Tuesday, April 26, 2005

Stupid Google Trick

For today's fun, I'd thought I'd share a stupid Google trick that I worked out all on my own.

Let us suppose that you've decided to write some science fiction. Let us further suppose that you've decided to allow for faster-than-light (FTL) in your stories. You now need to figure out how much faster than the speed of light your fictional technologies will allow. Can people zip off to Alpha Centauri in a matter of hours, or would it take a five month journey. The precise speed will have a rather important impact on your fictional cultures, to say nothing of the machinery of your plot-making.

Figuring this out isn't too difficult, fortunately. You could just get out a calculator and some paper and work through the calculations. A few minutes worth of work will give you an idea of how fast your characters need to be to be able to get from point A to point B in order to advance your plot.

Let us suppose that you are lazy.

You may already be familiar with Google Calculator. Basically, if you put a calculation into any Google search, it will give you the answer. So if you type "4 + 4", Google spits back "4 + 4 = 8".

The calculator comes pre-programmed with all sorts of conversions and standard values, as well. Thus: "5 gallons in cups" = "80 US Quarts". You can also try such entries as "mass of the Earth in metric tonnes". Google already knows the mass of the Earth and is easily able to provide that it is about six trillion trillion metric tonnes.

Among the things that Google knows is the speed of light, and it recognizes the physics shorthand of writing as the constant c. Google is also able to perform calculations involving velocity and time (50 miles per hour is 134,400 furlongs per fortnight), so I wondered if it could do something similar with multiples of the speed of light.

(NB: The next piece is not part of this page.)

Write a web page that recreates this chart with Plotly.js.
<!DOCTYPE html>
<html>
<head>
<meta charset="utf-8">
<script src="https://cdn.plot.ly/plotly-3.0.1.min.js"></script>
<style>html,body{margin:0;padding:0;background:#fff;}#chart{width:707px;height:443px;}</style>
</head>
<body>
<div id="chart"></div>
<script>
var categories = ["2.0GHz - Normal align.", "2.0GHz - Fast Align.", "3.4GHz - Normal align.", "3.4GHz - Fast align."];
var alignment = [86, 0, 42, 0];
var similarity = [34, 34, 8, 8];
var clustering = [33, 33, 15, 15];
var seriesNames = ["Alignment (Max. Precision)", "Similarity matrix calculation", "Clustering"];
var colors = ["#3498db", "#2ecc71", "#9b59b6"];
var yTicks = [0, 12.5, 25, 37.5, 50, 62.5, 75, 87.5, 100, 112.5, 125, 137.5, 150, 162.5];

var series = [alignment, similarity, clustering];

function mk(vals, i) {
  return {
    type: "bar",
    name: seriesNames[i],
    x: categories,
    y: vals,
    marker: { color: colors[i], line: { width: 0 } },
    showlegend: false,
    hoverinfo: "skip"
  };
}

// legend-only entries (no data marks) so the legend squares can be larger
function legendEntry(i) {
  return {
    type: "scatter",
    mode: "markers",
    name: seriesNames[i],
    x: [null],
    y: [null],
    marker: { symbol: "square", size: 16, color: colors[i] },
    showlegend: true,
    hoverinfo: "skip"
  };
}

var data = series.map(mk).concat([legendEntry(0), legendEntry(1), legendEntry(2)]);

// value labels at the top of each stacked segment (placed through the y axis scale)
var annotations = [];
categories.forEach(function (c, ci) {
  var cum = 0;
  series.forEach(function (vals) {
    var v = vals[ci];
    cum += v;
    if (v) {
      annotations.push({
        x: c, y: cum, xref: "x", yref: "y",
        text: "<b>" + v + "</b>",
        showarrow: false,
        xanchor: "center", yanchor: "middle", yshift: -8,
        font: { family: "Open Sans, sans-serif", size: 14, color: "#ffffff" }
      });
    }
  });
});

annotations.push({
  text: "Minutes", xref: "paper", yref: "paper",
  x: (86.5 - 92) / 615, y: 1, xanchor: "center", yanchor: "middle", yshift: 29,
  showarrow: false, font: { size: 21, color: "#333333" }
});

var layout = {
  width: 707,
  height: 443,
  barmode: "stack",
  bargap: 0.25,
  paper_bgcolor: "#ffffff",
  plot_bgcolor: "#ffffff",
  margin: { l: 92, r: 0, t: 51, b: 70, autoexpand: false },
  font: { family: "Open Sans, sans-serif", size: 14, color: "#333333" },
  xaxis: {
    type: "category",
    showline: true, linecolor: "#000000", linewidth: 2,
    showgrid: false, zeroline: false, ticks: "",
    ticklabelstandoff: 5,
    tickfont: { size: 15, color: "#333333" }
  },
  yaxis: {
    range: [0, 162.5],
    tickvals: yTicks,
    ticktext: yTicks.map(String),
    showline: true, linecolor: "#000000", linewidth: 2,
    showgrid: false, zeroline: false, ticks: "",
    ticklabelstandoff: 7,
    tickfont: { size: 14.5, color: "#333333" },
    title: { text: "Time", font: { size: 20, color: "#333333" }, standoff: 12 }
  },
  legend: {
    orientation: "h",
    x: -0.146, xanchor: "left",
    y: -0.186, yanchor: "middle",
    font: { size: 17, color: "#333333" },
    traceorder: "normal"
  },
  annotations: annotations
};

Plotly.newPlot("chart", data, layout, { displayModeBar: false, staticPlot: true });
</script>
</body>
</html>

Let us suppose that you want to see how fast it would take to get to Alpha Centauri (4.3 light years) if you had a warp drive that could go one-hundred times the speed of light (or 100 x c, which can also be written as 100c). Enter: "4.3 light years / (100c) in days". Google returns: "(4.3 light years) / (100 * c) = 15.7054145 days".

Just vary the multiple (e.g. 45c), adjust the distance (8.6 light years to Sirius, for instance), and the unit of time (e.g., months or years) to customize your results.

Bonus exercise: use Google to figure out how tall you are in attoparsecs.